Selon les professionnels de la Common law interrogés par l’AFP, deux notions sont à isoler et à analyser dans l’affirmation qui circule sur les réseaux sociaux au regard de la législation en vigueur à Hong Kong. La première est l’adultère et la seconde, le meurtre - autorisé ou légal -, qui sanctionnerait cette infraction. La section de la législation hongkongaise dédiée aux relations familiales qui mentionne l’adultère est connue sous l’appellation Matrimonial Causes Ordinance (MCO, Ordonnance sur les affaires matrimoniales).
Selon ce texte, l’adultère est le terme utilisé pour désigner les relations sexuelles volontaires entre une personne mariée et une personne autre que son conjoint. Selon l’article 11 de la Matrimonial Causes Ordinance, l’adultère est l’un des cinq "faits" constitutifs du divorce. Une partie peut donc l’invoquer pour prouver que le mariage "s’est irrémédiablement rompu".
Le demandeur – dans notre cas, la femme qui a été trompée – doit établir le fait d’adultère. En vertu de l’article 11A(a) du MCO, pour établir le fait de l’adultère, le demandeur doit démontrer deux choses :
1 – le conjoint du demandeur a commis l’adultère, et
2 – le demandeur trouve intolérable de vivre avec le conjoint qui a commis l’adultère.

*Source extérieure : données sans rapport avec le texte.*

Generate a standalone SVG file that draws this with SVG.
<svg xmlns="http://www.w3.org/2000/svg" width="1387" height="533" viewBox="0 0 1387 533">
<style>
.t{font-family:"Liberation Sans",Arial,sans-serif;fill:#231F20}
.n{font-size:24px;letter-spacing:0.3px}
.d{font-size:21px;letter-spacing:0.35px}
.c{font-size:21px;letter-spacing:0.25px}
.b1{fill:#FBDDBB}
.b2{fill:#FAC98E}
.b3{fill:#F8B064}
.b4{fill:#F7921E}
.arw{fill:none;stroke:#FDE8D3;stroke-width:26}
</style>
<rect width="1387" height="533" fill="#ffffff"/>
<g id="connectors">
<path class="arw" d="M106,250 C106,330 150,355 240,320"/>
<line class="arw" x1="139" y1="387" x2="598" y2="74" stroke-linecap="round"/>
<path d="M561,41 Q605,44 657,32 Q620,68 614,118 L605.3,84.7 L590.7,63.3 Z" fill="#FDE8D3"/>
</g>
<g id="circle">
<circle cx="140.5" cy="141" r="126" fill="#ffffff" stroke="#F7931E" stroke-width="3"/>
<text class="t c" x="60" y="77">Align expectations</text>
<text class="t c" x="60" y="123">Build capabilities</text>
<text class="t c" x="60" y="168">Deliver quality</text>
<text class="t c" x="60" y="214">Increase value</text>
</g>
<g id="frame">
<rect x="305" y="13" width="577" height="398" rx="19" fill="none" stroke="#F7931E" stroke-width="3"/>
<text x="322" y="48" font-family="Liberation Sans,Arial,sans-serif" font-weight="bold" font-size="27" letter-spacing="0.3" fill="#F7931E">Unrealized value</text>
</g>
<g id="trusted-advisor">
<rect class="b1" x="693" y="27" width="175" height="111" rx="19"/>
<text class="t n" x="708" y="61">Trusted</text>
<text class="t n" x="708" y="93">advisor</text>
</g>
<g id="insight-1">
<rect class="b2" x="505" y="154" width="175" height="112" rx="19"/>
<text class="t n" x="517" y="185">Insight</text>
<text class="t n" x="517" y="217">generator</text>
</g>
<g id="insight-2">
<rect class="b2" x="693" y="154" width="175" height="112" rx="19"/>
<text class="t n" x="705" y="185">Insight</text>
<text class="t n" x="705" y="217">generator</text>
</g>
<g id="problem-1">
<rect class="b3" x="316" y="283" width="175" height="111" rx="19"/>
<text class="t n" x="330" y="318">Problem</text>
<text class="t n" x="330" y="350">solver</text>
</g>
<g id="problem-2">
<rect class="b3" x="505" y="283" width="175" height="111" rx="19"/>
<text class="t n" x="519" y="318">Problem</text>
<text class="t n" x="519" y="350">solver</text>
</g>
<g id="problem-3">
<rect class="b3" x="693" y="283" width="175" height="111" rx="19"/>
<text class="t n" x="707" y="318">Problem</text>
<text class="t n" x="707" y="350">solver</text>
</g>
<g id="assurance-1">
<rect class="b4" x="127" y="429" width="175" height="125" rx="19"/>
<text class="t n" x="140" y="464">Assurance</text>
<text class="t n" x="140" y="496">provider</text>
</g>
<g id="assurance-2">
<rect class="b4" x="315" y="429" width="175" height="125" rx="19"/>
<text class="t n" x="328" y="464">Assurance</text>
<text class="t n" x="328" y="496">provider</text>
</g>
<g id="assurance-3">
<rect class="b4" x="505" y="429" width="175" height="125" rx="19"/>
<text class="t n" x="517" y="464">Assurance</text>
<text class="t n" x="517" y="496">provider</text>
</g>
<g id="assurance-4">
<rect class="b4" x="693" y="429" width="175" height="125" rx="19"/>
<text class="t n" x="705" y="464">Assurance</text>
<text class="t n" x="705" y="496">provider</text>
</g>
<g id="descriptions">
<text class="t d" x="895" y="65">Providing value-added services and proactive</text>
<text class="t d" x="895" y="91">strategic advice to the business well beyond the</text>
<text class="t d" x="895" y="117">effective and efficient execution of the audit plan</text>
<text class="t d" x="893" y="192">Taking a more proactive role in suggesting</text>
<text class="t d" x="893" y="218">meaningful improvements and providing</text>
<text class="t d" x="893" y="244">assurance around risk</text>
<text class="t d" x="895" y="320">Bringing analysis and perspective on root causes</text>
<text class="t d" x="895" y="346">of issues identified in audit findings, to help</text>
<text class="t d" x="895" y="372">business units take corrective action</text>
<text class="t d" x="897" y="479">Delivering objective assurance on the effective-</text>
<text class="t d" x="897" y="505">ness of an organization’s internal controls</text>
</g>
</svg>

Cette disposition porte en elle-même ses propres limites. Si les parties continuent de vivre ensemble pendant plus de six mois après que l’acte d’adultère a été prouvé, le demandeur ne pourra pas démontrer qu’il trouve intolérable de vivre avec le conjoint qui a commis l’adultère. En cas de divorce, le Matrimonial Causes Ordinance prévoit des compensations pour l’épouse et les enfants (pension alimentaire). Mais à la lecture des articles de cette ordonnance, il n’est nullement question de peine privative de liberté pour le mari adultère, et encore moins d’une permission de tuer pour le conjoint trompé.
"Je peux vous confirmer que les publications qui circulent sont effectivement de fausses informations. L’adultère ne donne pas un "droit" de tuer et n’exonère pas celui ou celle qui commet un tel acte de sa responsabilité pénale. Tout au plus l’infidélité peut constituer une "partial defence" selon les circonstances", explique Nicolas Vanderchmitt, avocat associé au cabinet LPA-CGR, basé à Hong Kong. Dans les systèmes juridiques fondés sur la Common law, la notion de "partial defence" (défense partielle) est une défense qui n’absout pas complètement l’accusé de sa culpabilité.

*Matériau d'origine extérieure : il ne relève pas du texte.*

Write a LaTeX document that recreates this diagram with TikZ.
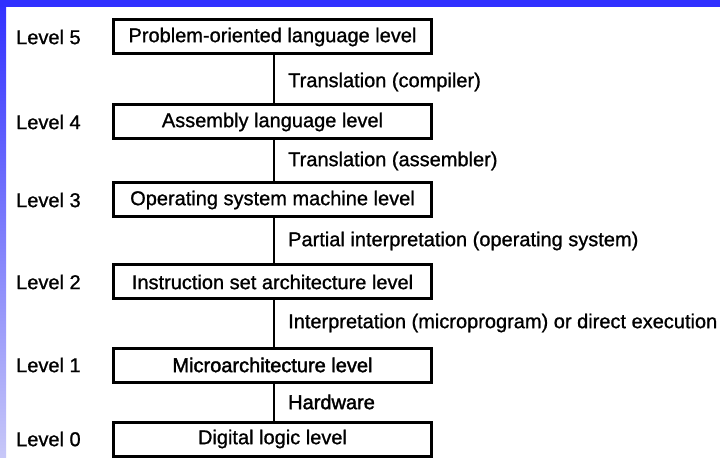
\documentclass[tikz,border=0pt]{standalone}
\usepackage{fontspec}
\setmainfont{Liberation Sans}
\newfontfamily\heavyfont{Liberation Sans}[FakeBold=1.0]
\newfontfamily\heavierfont{Liberation Sans}[FakeBold=1.8]
\definecolor{topblue}{HTML}{3030FF}
\definecolor{stripbot}{HTML}{C8C8F8}
\begin{document}
\begin{tikzpicture}[x=1bp,y=-1bp,
  lvbox/.style={draw=black,line width=3bp,minimum width=318.5bp,minimum height=34bp,inner sep=0pt,font=\heavyfont\fontsize{20bp}{24bp}\selectfont},
  lvlabel/.style={anchor=west,inner sep=0pt,font=\heavyfont\fontsize{20bp}{24bp}\selectfont},
  edgelabel/.style={anchor=west,inner sep=0pt,font=\heavyfont\fontsize{20bp}{24bp}\selectfont},
  link/.style={draw=black,line width=2.4bp}]
\useasboundingbox (0,0) rectangle (720,458);
\fill[white] (0,0) rectangle (720,458);
\shade[top color=topblue,bottom color=stripbot] (0,0) rectangle (6,458);
\fill[topblue] (0,0) rectangle (720,7);
% boxes
\node[lvbox] (b5) at (272.5,37) {Problem-oriented language level};
\node[lvbox] (b4) at (272.5,122) {Assembly language level};
\node[lvbox] (b3) at (272.5,200) {Operating system machine level};
\node[lvbox] (b2) at (272.5,282) {Instruction set architecture level};
\node[lvbox,font=\heavierfont\fontsize{20bp}{24bp}\selectfont] (b1) at (272.5,365) {Microarchitecture level};
\node[lvbox] (b0) at (272.5,439) {Digital logic level};
% level labels
\node[lvlabel] (l5) at (16,37) {Level 5};
\node[lvlabel] (l4) at (16,122) {Level 4};
\node[lvlabel] (l3) at (16,200) {Level 3};
\node[lvlabel] (l2) at (16,282) {Level 2};
\node[lvlabel] (l1) at (16,365) {Level 1};
\node[lvlabel] (l0) at (16,439) {Level 0};
% connectors
\draw[link] ([xshift=1.5bp]b5.south) -- ([xshift=1.5bp]b4.north);
\draw[link] ([xshift=1.5bp]b4.south) -- ([xshift=1.5bp]b3.north);
\draw[link] ([xshift=1.5bp]b3.south) -- ([xshift=1.5bp]b2.north);
\draw[link] ([xshift=1.5bp]b2.south) -- ([xshift=1.5bp]b1.north);
\draw[link] ([xshift=1.5bp]b1.south) -- ([xshift=1.5bp]b0.north);
% edge labels
\node[edgelabel] (e54) at (288,82) {Translation (compiler)};
\node[edgelabel] (e43) at (288,161) {Translation (assembler)};
\node[edgelabel] (e32) at (288,241) {Partial interpretation (operating system)};
\node[edgelabel] (e21) at (288,323) {Interpretation (microprogram) or direct execution};
\node[edgelabel,font=\heavierfont\fontsize{20bp}{24bp}\selectfont] (e10) at (288,402) {Hardware};
\end{tikzpicture}
\end{document}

Aucune justification légale n’est non plus mentionnée dans la section sur les homicides appelée Offences against the Person Ordinance (Ordonnance sur les atteintes à la personne). L’article 2 de cette section de la législation est assez clair sur le sujet :
"Toute personne reconnue coupable de meurtre est condamnée à l’emprisonnement à vie. Toutefois, s’il apparaît au tribunal qu’une personne reconnue coupable de meurtre était âgée de moins de 18 ans au moment de l’infraction, le tribunal a le pouvoir discrétionnaire de décider si la personne doit être condamnée à une peine d'emprisonnement à perpétuité ou à une peine d'emprisonnement de plus courte durée".
A la lecture des articles de la section Offences against the Person Ordinance, aucune disposition n’excuse ou n’autorise le meurtre à Hong Kong. Ce que confirme sur son site internet, le cabinet d’avocats pénalistes de Hong Kong, Morley Chow Seto. "Le meurtre a toujours été l’infraction la plus grave à Hong Kong. Il s’agissait auparavant d'un crime passible de la peine de mort. Bien que la dernière exécution à Hong Kong ait eu lieu en 1966, le meurtre est resté un crime capital à Hong Kong jusqu’en 1993. Aujourd’hui, une condamnation pour meurtre entraîne obligatoirement une peine d’emprisonnement à vie", explique le cabinet.
La loi n’autorise donc en aucun cas une femme à tuer son mari à Hong Kong. L’adultère constitue en revanche un fondement légal qu’une partie peut invoquer – à certaines conditions évoquées ci-dessus – pour demander le divorce.